Я уставилась на него.
— Для ирландских мучеников? Ага, всяко быстрее, чем морить себя голодом.
— Вы не понимаете. Я вас не виню.
— А знаете, что говорят люди в пабах? Говорят, назови хоть одного ирландского мученика. Говорят: давай-давай, хоть одно имя…
— Я могу перечислить вереницу имен, — сказал он. — Они были в газетах. Два года — неужели это слишком долго, чтобы помнить?
— Нет. Но задумайтесь вот над чем. Люди, которые говорят такое, — англичане.
— Понятно. Англичане. — Он печально мотнул головой. — Они вообще ни хрена не помнят.
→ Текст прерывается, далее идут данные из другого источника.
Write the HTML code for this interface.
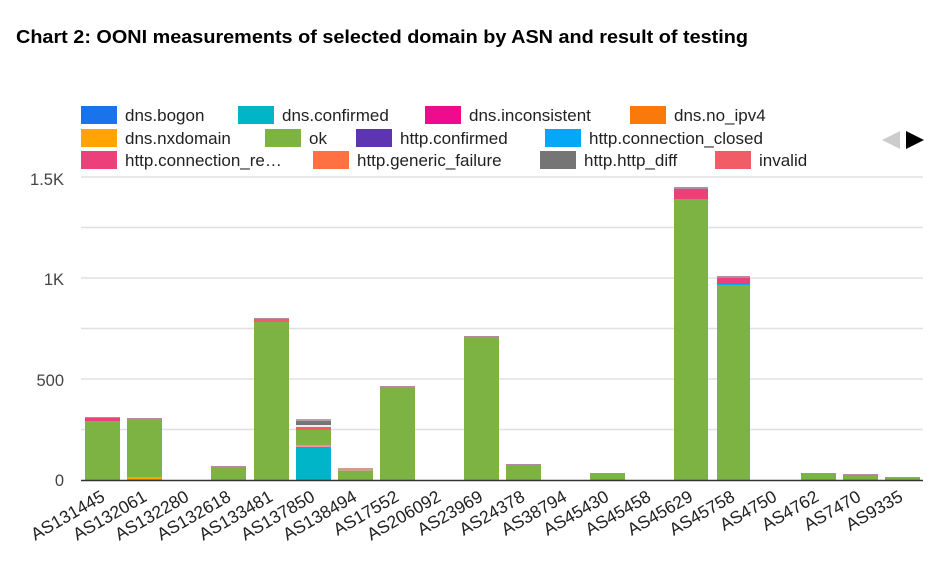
<!DOCTYPE html>
<html><head><meta charset="utf-8"><style>
body{margin:0;background:#fff;}
svg{display:block;font-family:"Liberation Sans",Arial,sans-serif;}
</style></head><body>
<svg width="941" height="562" viewBox="0 0 941 562">
<text x="16" y="43" font-size="18" font-weight="bold" fill="#000" textLength="732" lengthAdjust="spacingAndGlyphs">Chart 2: OONI measurements of selected domain by ASN and result of testing</text>
<!-- legend -->
<g font-size="17" fill="#222">
<rect x="81" y="106" width="36" height="18" fill="#1a73e8"/><text x="125" y="121">dns.bogon</text>
<rect x="238" y="106" width="36" height="18" fill="#00b5c8"/><text x="282" y="121">dns.confirmed</text>
<rect x="425" y="106" width="36" height="18" fill="#ef0a8e"/><text x="469" y="121">dns.inconsistent</text>
<rect x="630" y="106" width="36" height="18" fill="#f97a0a"/><text x="674" y="121">dns.no_ipv4</text>
<rect x="81" y="129" width="36" height="18" fill="#ffa400"/><text x="125" y="144">dns.nxdomain</text>
<rect x="265" y="129" width="36" height="18" fill="#7cb342"/><text x="309" y="144">ok</text>
<rect x="356" y="129" width="36" height="18" fill="#5e35b1"/><text x="400" y="144">http.confirmed</text>
<rect x="545" y="129" width="36" height="18" fill="#03a9f4"/><text x="589" y="144">http.connection_closed</text>
<rect x="81" y="151" width="36" height="18" fill="#ec407a"/><text x="125" y="166">http.connection_re…</text>
<rect x="313" y="151" width="36" height="18" fill="#ff7043"/><text x="357" y="166">http.generic_failure</text>
<rect x="540" y="151" width="36" height="18" fill="#757575"/><text x="584" y="166">http.http_diff</text>
<rect x="715" y="151" width="36" height="18" fill="#f25c67"/><text x="759" y="166">invalid</text>
</g>
<polygon points="900,131 900,149 882,140" fill="#ccc"/>
<polygon points="906,131 906,149 924,140" fill="#000"/>
<!-- grid -->
<g stroke="#e0e0e0" stroke-width="1.5">
<line x1="81" x2="923" y1="177" y2="177"/><line x1="81" x2="923" y1="227.5" y2="227.5"/>
<line x1="81" x2="923" y1="278" y2="278"/><line x1="81" x2="923" y1="328.5" y2="328.5"/>
<line x1="81" x2="923" y1="379" y2="379"/><line x1="81" x2="923" y1="429.5" y2="429.5"/>
</g>
<g font-size="16.5" fill="#444" text-anchor="end">
<text x="64" y="185">1.5K</text><text x="64" y="285">1K</text><text x="64" y="386">500</text><text x="64" y="486">0</text>
</g>
<!-- bars -->
<g>
<rect x="85" y="421" width="35" height="59" fill="#7cb342"/><rect x="85" y="418" width="35" height="3" fill="#ec407a"/><rect x="85" y="417" width="35" height="1" fill="#b48aa0"/>
<rect x="127" y="420" width="35" height="60" fill="#7cb342"/><rect x="127" y="477" width="35" height="2" fill="#ffa400"/><rect x="127" y="418" width="35" height="2" fill="#b48aa0"/>
<rect x="211" y="468" width="35" height="12" fill="#7cb342"/><rect x="211" y="466" width="35" height="2" fill="#b48aa0"/>
<rect x="254" y="322" width="35" height="158" fill="#7cb342"/><rect x="254" y="319" width="35" height="3" fill="#f25c67"/><rect x="254" y="318" width="35" height="1" fill="#b48aa0"/>
<rect x="296" y="447" width="35" height="33" fill="#00b5c8"/><rect x="296" y="445" width="35" height="2" fill="#ff8aa8"/><rect x="296" y="430" width="35" height="15" fill="#7cb342"/><rect x="296" y="427" width="35" height="3" fill="#f25c67"/><rect x="296" y="425" width="35" height="2" fill="#eee"/><rect x="296" y="421" width="35" height="4" fill="#757575"/><rect x="296" y="419" width="35" height="2" fill="#b8a0a8"/>
<rect x="338" y="471" width="35" height="9" fill="#7cb342"/><rect x="338" y="468" width="35" height="3" fill="#c9a08a"/>
<rect x="380" y="388" width="35" height="92" fill="#7cb342"/><rect x="380" y="386" width="35" height="2" fill="#b48aa0"/>
<rect x="464" y="338" width="35" height="142" fill="#7cb342"/><rect x="464" y="336" width="35" height="2" fill="#b48aa0"/>
<rect x="506" y="465" width="35" height="15" fill="#7cb342"/><rect x="506" y="464" width="35" height="1" fill="#b48aa0"/>
<rect x="590" y="474" width="35" height="6" fill="#7cb342"/><rect x="590" y="473" width="35" height="1" fill="#b48aa0"/>
<rect x="674" y="199" width="34" height="281" fill="#7cb342"/><rect x="674" y="189" width="34" height="10" fill="#ec407a"/><rect x="674" y="187" width="34" height="2" fill="#b48aa0"/>
<rect x="717" y="285" width="33" height="195" fill="#7cb342"/><rect x="717" y="284" width="33" height="1" fill="#03a9f4"/><rect x="717" y="278" width="33" height="6" fill="#ec407a"/><rect x="717" y="276" width="33" height="2" fill="#b48aa0"/>
<rect x="801" y="474" width="35" height="6" fill="#7cb342"/><rect x="801" y="473" width="35" height="1" fill="#b48aa0"/>
<rect x="843" y="475" width="35" height="5" fill="#7cb342"/><rect x="843" y="474" width="35" height="1" fill="#b48aa0"/>
<rect x="885" y="478" width="35" height="2" fill="#7cb342"/><rect x="885" y="477" width="35" height="1" fill="#b48aa0"/>
</g>
<line x1="81" x2="923" y1="480.5" y2="480.5" stroke="#333" stroke-width="1.5"/>
<!-- x labels -->
<g font-size="17.5" fill="#222" text-anchor="end">
<text transform="translate(106,500) rotate(-30)">AS131445</text>
<text transform="translate(148,500) rotate(-30)">AS132061</text>
<text transform="translate(190,500) rotate(-30)">AS132280</text>
<text transform="translate(232,500) rotate(-30)">AS132618</text>
<text transform="translate(274,500) rotate(-30)">AS133481</text>
<text transform="translate(316,500) rotate(-30)">AS137850</text>
<text transform="translate(358,500) rotate(-30)">AS138494</text>
<text transform="translate(400,500) rotate(-30)">AS17552</text>
<text transform="translate(442,500) rotate(-30)">AS206092</text>
<text transform="translate(484,500) rotate(-30)">AS23969</text>
<text transform="translate(526,500) rotate(-30)">AS24378</text>
<text transform="translate(568,500) rotate(-30)">AS38794</text>
<text transform="translate(610,500) rotate(-30)">AS45430</text>
<text transform="translate(652,500) rotate(-30)">AS45458</text>
<text transform="translate(694,500) rotate(-30)">AS45629</text>
<text transform="translate(736,500) rotate(-30)">AS45758</text>
<text transform="translate(778,500) rotate(-30)">AS4750</text>
<text transform="translate(820,500) rotate(-30)">AS4762</text>
<text transform="translate(862,500) rotate(-30)">AS7470</text>
<text transform="translate(904,500) rotate(-30)">AS9335</text>
</g>
</svg>
</body></html>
«Десять минут», — подумала я. Через десять минут, плюс-минус. Нарушая запрет, я сделала шаг к окну кухни. Улица впала в типичное для выходных оцепенение; толпы скрывались где-то за углом. Вероятно, ожидали скорого появления премьер-министра. Телефон на кухонной столешнице оказался совсем рядом, но если я сниму трубку, он услышит писк аппарата в спальне, выйдет и убьет меня — нет, не пулей, каким-нибудь менее громким способом, чтобы не переполошить соседей и не испортить план.
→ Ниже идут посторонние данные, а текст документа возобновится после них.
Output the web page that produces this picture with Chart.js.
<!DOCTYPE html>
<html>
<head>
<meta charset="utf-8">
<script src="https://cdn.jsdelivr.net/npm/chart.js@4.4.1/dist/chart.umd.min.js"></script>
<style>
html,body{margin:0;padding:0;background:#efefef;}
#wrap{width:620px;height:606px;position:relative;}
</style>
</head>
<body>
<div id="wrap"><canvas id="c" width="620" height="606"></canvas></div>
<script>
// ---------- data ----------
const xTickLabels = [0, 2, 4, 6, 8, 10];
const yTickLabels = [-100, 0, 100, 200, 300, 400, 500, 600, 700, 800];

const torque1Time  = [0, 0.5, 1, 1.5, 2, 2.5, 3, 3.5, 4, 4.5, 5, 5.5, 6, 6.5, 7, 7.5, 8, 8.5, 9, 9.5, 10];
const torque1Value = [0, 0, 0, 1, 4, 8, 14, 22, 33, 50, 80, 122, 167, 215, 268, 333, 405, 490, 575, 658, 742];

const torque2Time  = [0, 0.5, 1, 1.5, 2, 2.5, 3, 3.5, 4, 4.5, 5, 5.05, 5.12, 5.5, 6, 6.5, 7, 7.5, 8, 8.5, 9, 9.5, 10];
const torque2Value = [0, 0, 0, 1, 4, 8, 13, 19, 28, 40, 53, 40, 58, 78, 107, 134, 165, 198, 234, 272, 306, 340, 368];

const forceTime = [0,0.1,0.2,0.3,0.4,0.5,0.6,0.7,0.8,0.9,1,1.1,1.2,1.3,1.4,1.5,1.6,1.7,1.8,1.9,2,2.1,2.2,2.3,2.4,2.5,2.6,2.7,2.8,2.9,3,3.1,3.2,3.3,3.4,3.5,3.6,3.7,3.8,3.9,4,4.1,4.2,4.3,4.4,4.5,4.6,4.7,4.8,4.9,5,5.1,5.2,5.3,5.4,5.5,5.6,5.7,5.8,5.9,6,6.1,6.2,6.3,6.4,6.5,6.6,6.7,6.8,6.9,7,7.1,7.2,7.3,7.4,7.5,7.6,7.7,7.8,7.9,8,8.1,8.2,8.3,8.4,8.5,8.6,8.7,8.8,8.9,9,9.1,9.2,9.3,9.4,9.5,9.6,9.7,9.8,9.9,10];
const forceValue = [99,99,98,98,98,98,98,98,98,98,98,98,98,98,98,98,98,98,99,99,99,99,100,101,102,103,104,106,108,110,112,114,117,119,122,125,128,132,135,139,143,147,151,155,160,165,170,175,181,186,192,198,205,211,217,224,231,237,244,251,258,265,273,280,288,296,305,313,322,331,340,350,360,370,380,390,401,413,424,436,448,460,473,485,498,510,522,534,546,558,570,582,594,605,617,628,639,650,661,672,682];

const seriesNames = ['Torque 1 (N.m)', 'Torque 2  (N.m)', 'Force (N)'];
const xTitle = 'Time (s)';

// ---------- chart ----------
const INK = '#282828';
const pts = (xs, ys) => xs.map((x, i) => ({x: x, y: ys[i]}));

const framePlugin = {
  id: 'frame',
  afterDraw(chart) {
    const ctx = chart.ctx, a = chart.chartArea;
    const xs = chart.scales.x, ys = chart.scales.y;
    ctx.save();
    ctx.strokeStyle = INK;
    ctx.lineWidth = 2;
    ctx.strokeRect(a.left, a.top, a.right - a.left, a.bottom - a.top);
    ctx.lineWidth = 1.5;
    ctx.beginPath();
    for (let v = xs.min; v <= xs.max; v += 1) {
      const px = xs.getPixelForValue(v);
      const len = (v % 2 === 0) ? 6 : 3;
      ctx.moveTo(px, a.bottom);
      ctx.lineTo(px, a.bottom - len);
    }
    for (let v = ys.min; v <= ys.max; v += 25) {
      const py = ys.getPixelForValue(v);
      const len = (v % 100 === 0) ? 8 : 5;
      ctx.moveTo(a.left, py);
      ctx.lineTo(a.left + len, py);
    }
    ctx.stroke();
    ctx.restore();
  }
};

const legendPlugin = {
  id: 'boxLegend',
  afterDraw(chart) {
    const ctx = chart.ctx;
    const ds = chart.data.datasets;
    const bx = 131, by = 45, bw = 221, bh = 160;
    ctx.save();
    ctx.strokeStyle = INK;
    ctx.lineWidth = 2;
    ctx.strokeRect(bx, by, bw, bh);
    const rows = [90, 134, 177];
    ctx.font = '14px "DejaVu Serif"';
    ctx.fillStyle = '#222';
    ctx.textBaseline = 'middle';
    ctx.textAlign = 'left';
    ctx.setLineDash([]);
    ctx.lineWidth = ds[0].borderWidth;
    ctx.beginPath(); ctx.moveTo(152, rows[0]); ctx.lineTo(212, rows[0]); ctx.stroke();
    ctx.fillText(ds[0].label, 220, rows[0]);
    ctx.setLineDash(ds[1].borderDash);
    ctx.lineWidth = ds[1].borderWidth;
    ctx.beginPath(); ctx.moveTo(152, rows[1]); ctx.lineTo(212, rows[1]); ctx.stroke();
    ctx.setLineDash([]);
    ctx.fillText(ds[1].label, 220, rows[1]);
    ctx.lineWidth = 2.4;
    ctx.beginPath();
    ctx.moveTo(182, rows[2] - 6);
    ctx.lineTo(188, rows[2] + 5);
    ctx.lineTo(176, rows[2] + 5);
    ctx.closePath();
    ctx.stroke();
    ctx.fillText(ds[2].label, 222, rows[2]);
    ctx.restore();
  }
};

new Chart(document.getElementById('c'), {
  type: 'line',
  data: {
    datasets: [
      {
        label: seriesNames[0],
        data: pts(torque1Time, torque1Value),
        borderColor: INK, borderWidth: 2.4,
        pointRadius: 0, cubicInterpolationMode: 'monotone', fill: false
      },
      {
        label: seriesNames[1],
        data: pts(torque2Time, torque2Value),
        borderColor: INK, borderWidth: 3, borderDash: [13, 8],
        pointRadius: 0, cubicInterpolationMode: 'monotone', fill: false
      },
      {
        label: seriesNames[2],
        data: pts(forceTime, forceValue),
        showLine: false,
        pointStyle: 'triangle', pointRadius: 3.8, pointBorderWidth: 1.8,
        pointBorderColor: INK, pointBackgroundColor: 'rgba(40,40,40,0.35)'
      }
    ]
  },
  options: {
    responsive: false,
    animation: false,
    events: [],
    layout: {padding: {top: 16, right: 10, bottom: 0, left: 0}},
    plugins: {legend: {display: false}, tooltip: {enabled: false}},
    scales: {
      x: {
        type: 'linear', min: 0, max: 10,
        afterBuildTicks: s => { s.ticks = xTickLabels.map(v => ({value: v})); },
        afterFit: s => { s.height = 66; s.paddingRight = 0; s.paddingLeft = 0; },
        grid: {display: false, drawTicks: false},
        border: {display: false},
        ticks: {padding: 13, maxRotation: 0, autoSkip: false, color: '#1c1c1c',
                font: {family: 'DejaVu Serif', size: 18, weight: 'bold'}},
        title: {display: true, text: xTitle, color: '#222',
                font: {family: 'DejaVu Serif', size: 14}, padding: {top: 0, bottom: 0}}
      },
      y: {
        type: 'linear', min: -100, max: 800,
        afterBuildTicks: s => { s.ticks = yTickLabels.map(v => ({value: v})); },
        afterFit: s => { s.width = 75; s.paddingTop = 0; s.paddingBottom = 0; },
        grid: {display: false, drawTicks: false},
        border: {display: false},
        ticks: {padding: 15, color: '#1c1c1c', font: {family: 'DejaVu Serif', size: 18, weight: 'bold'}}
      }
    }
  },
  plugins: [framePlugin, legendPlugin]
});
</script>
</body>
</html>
Я стояла и ждала, пока закипит чайник. Спрашивала себя: успешно ли прошла операция на глазах? Когда выйдет, будет ли она видеть, как обычно? Или ее поведут под руки? А глаза завяжут?
Мне не понравилась картина, представшая мысленному взору. Я спросила гостя вслух. «Нет, — крикнул он в ответ, — зрение старой перечницы будет острым, как гвоздь».
В ней нет ни слезинки. Ни для матери, мокнущей под дождем на автобусной остановке, ни для матроса, заживо сгоревшего в море. Она спит четыре часа в сутки. Она живет на парах виски и на железе в крови ее жертв.
Когда я принесла вторую кружку, с осадком демерары на донышке, он снял мешковатый свитер, подраспущенный на манжетах; оделся как для гробницы, подумалось мне, несколько слоев, но одежда не способна прогнать холод. Под свитером оказалась выцветшая фланелевая рубашка. Изломанный воротничок задрался; он похож на человека, который сам себе стирает и гладит.
— Заложники судьбы? — спросила я.
— Нет, — ответил он, — просто с девушками не очень ладится. — И провел рукой по волосам, приглаживая, будто в надежде изменить жизненные расклады. — Детей нет. Ну, я не слыхал, чтобы были.
Я отдала ему кружку. Он сделал глоток и поморщился.
— После… — начал он.
— Да?
— Они быстро вычислят, откуда стреляли; им понадобится совсем мало времени, чтобы разобраться. Едва я спущусь по лестнице и выйду наружу, они меня засекут, на улице-то. Я возьму винтовку с собой, поэтому, когда они меня увидят, будут палить на поражение. — Он помолчал, а потом прибавил, будто я возражала: — Это лучший способ умереть.
— Ясно. А я-то решила, что у вас есть план. В смысле, кроме как погибнуть.
— Лучшего не составил. — В его тоне прозвучал легкий намек на сарказм. — Мне повезло. Больница. Ваш чердак. Ваше окно. Вы. Дешево. Чисто. Работа выполнена, ценой одного человека.
Я уже говорила ему, что насилие ничего не решает. Но это было не более чем благочестие, молитва перед плотной едой. Я произнесла эти слова, не задумываясь, и теперь ощутила их лицемерие. Так сильные проповедуют слабым, никогда не бывает наоборот; сильный не складывает оружия.
— А если я выгадаю вам минутку? — спросила я. — Вы наденете куртку перед выстрелом и будете готовы бежать. Бросите винтовку тут, возьмете свой пустой мешок и выйдете под видом водопроводчика, за которого себя выдали.
— Стоит мне уйти, как я исчезну.
— Допустим, вы выйдете из дома по соседству?..
— И как это устроить?
Я сказала:
— Пошли со мной.
Ему страшно не хотелось покидать наблюдательный пост, но мое предложение пересилило. «У нас еще пять минут, — сказала я, — и вам это известно, так что положите-ка винтовку под стул, чтобы не торчала». Он за мной по пятам пересек прихожую, и пришлось попросить его отступить, чтобы я могла открыть дверь. «Закрывайте аккуратно, — посоветовал он. — Будет фарсом, если мы застрянем на лестнице».